The BoC's Dec 11 rate decision helps speed the way to the neutral rate.
The latest weaker jobs report likely tipped the central bank's decision in favour of a second consecutive double-cut — though the BoC had contrasting data to sift through, making its decision harder this time.
Coming down a whole 1.0% in just a couple of months, the BoC is trying to ease rate pressure by getting closer (faster) to an economic 'neutral' rate.
The problem with faster policy rate cuts is a potentially wider divergence with the U.S. Federal Reserve's rate agenda if they don't soon follow suit. More than a 1.0% rate difference has an inflationary effect on the Canadian dollar, not to mention the new inflationary and growth concerns in light of U.S.-related drama on the horizon.
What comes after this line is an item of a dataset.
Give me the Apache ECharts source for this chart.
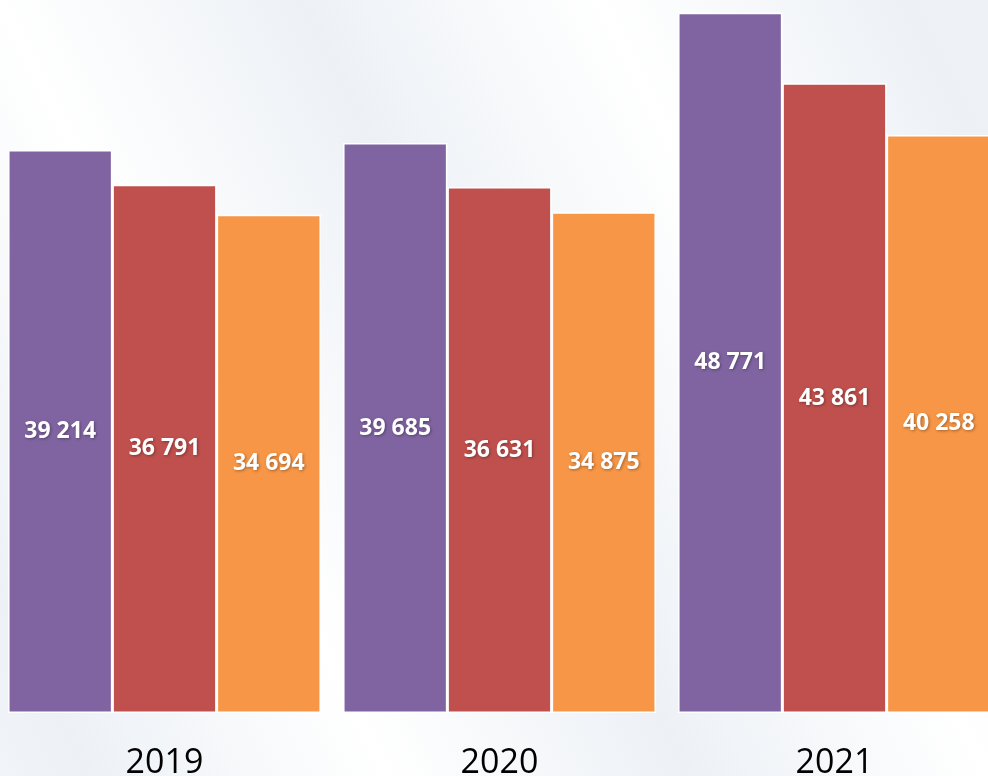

But these faster cuts may help kick-start the economy earlier, ahead of an economically uncertain 2025.
Where will rates go in 2025?
I predict another 0.75% in BoC rate cuts by the end of 2025.
Assuming inflation continues to toe the line, BoC rate drops of at least 0.25% per meeting will likely resume through Q1 of 2025.
For months, I held a forecast of Canadian prime rates falling from peak by about 1.5% into the first quarter of 2025 and continuing to fall another 0.50% — for a 2.0% drop in total (to a 3.0% BoC resting rate).
I recently revised that forecast for a resting BoC rate of 2.50% for a total prime rate drop of 2.5% by the end of 2025, and I'll hold it there until we see how markets (and nerves) settle from the recent U.S. election news.
What is the neutral rate?
Many economists currently gauge the BoC neutral rate to be around 2.75-3.0% (where the economy is neither stimulated nor repressed), and rates might need to go lower to stimulate an economy dragged down by an intense hike schedule over two years.
Is there a danger that the prime rate could increase?
There's always that danger, though the widespread economic softening already underfoot makes it unlikely for at least the next few months as rate cuts work their way through the economy.
A year from now, we hope to have much lower rates and wonder where the economy will go from there.